5) Integration and latency considerations​

Although the Oracle‑Azure interconnect reduces cross‑cloud latency, tightly coupled transactional workloads can still incur performance penalties or complexity from distributed data patterns. For low‑latency, high‑transaction use cases, careful architecture and testing are necessary to avoid performance regressions.

How to judge success: measurable indicators Screenvision and other teams will want to track​

  • Uptime and incident reduction (SLA adherence and MTTR).
  • Mean time to scale for peak load events (how quickly can autoscaling handle a large spike).
  • Total cost of ownership over 12–24 months (including direct cloud spend, partner managed services fees, and internal ops costs).
  • Application performance — latency / error rates for the highest‑value flows (ad delivery, reporting pipelines).
  • Time to market for new ad products (a leading indicator of the platform’s ability to enable innovation).
  • Licensing and audit outcomes (ensuring software licensing positions remain compliant and optimized).
Tracking those metrics will convert the migration from an infrastructure milestone into a sustained business advantage.

What this means for the cinema ad ecosystem​

Screenvision’s move is not just a vendor‑side infrastructure story; it has downstream implications for the cinema advertising market:
  • Faster experimentation on ad formats: A cloud‑native platform makes it easier to test dynamic, interactive, or audience‑targeted creative in theaters, potentially increasing advertiser ROI. (inews.zoombangla.com)
  • Improved measurement and attribution: Cloud analytics and integration with marketing stacks can yield deeper attribution models, stronger A/B testing, and more granular post‑campaign analytics. (inews.zoombangla.com)
  • Competitive pressure: As Screenvision modernizes, other cinema ad networks and exhibitors may accelerate their own modernization to avoid falling behind in programmatic and data‑driven ad buying.

Independent validation and cross‑checks​

The public coverage is brief and elevates key outcomes rather than exposing detailed architecture diagrams or contract terms. To validate and triangulate claims:
  • The migration announcement is described in industry press reports summarizing Screenvision’s statements and Cintra’s involvement. (boxofficepro.com, inews.zoombangla.com)
  • Oracle and Microsoft have promoted cross‑cloud interoperability options (Oracle Database@Azure and other interconnects) in official communications, validating the technical feasibility of the architecture pattern Screenvision claims to use. (prnewswire.com, oracle.com)
  • Cintra’s public profile and service offering match the role described—Oracle‑specialized managed services, database modernization, and multi‑cloud operations—making the choice of partner credible for an Oracle‑heavy migration. (cintra.com)
Where the public statements are not detailed enough—such as precise cost models, the extent of refactoring vs. lift‑and‑shift, or the SLA structure with Cintra—those remain proprietary or governance items that should be verified by customers and audit teams before committing to similar commercial models.
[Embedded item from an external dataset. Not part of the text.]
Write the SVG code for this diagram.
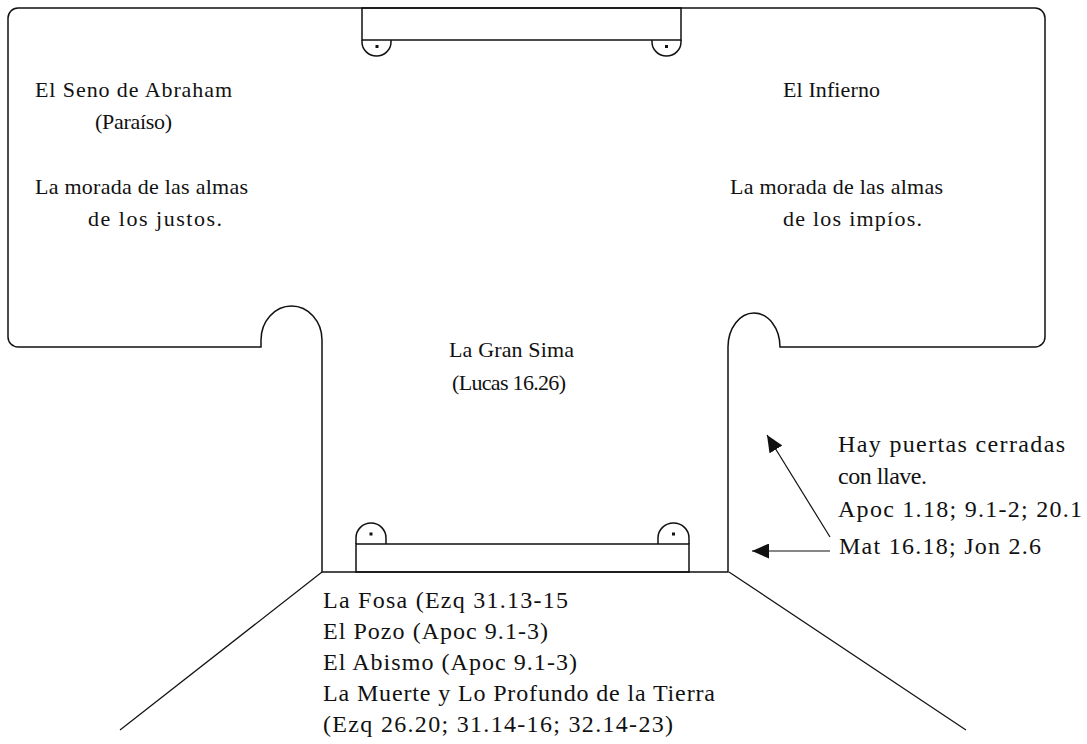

Practical lessons for IT leaders planning similar moves​

  • Start with a thorough discovery and dependency mapping; unknown couplings are the most common cause of migration surprises.
  • Define a landing‑zone blueprint that codifies guardrails for security, identity, networking, and cost management before mass migration begins.
  • Treat licensing as a first‑class technical and commercial problem—engage experts early to avoid later audit risk. (cintra.com)
  • Design for operational simplicity: invest in centralized observability and automated runbooks that operate across providers, not provider‑centric tooling alone.
  • Validate provider failure modes (including known platform bugs or reboot behaviors) in pre‑production so runbooks are proven and automations handled before cutover.

Conclusion​

Screenvision Media’s rapid migration to a dual‑cloud architecture built on Microsoft Azure and Oracle OCI—executed with Cintra over a reported 12‑week window—is a pragmatic example of how media and ad tech companies can modernize legacy estates to achieve resilience, elasticity, and a platform for innovation. The public claims—improved service levels, cost control, and flexibility—match the typical objectives of enterprise cloud modernization and are technically plausible given available cross‑cloud interconnect technologies and Cintra’s stated capabilities. (boxofficepro.com, inews.zoombangla.com, prnewswire.com, cintra.com)
That said, the long‑term benefits will depend on disciplined operational governance: managing multi‑cloud complexity, monitoring ongoing cloud consumption, maintaining license compliance, and stress‑testing cross‑cloud failure scenarios. The OCI reboot incidents reported in the field underscore the reality that cloud reliability is not uniform—and that multi‑cloud strategies, while powerful, demand rigorous automation, observability, and contingency planning. Enterprises looking to emulate Screenvision should treat those operational investments as central to delivery, not optional extras.
Overall, the move positions Screenvision to iterate faster on product innovations for brands and exhibitors, but the company’s ultimate success will be measured by the platform’s ability to reduce incidents, control costs, and accelerate ad product rollouts over the next 12–24 months.